Jan 6, 2010 - Elwin Green - Washington Post

A panel of academic, government and business leaders came together yesterday to urge further collaboration toward a comprehensive national energy management strategy that can exploit the potential savings of increased energy efficiency.

Speaking at the National Press Club in Washington, D.C., representatives of Bayer MaterialScience LLC, Eaton Corp., the University of Pittsburgh and the U.S. Department of Energy described progress being made toward meeting the nation's long-term energy needs.

"Only by working openly and seamlessly with organizations such as academia as well as the government and other industry partners will we be able to meet the challenges of this particular market," said Paul Platte, head of Bayer's EcoCommerical Building Program.

In building design and construction, for example, he said Bayer favors "a holistic approach whereby the walls, if you will, of the construction process are broken down and replaced by an open plan" to employ state-of-the-art building practices.

In such an approach, energy efficiency will be a concern not just for a building's architects and engineers, but for suppliers of building materials, lenders who provide financing and any academic or government agencies that may offer expertise or regulatory direction.

Paul Cody, an Eaton vice president, cited a report released in July by consulting firm McKinsey and Co. that said the United States could save $1.2 trillion by using energy more efficiently.

"We Americans complain about our cost for energy, but we still throw away most of it," he said.

One reason for that, he said, is that efforts at energy efficiency within an organization are typically "highly fragmented," so that no one person within an organization has energy efficiency as his or her highest priority.

Gregory Reed, an associate professor in the University of Pittsburgh's Swanson School of Engineering, said increasing energy demands, regulatory and environmental constraints, and the need to upgrade the nation's aging infrastructure have come together to create "a perfect storm environment" for broad-based change in how Americans use energy.

In addition, he said, nearly 50 percent of the work force in the energy industry will be eligible for retirement within 10 years, creating opportunities for Pitt and other schools to train a new generation of workers in new technologies. Toward that end, Pitt is developing a new curriculum in energy management.
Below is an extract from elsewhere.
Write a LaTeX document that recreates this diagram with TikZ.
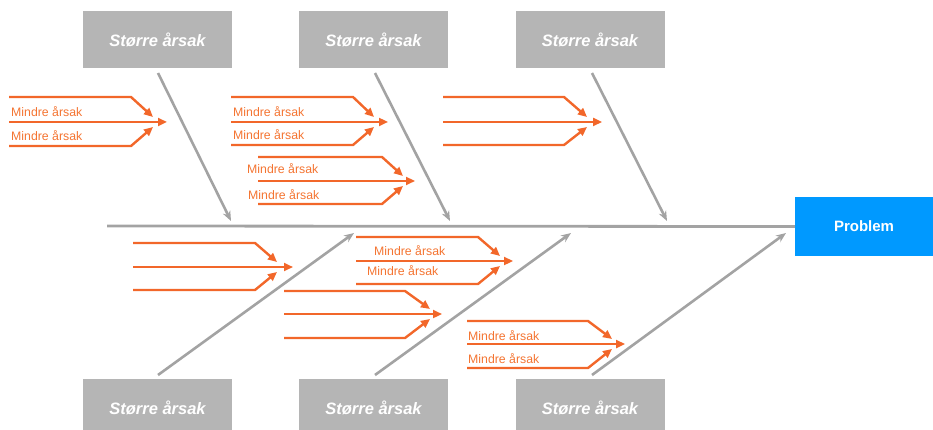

Richard Kidd, program manager for the U.S. Department of Energy's federal energy management program, highlighted an executive order issued by President Barack Obama in October that set energy efficiency goals for the federal government; for instance, by 2030 every new federal building must be "net zero," generating as much energy as it uses.

During a question-and-answer session that followed, all but one of the speakers demurred on the question of whether the nation's new energy landscape should include a tax on carbon emissions.

"It is fair and reasonable to place a value on carbon when you make your economic decisions," Mr. Kidd said. "But even if you value carbon at zero, the energy efficiency improvements generate financial returns, and they make sense."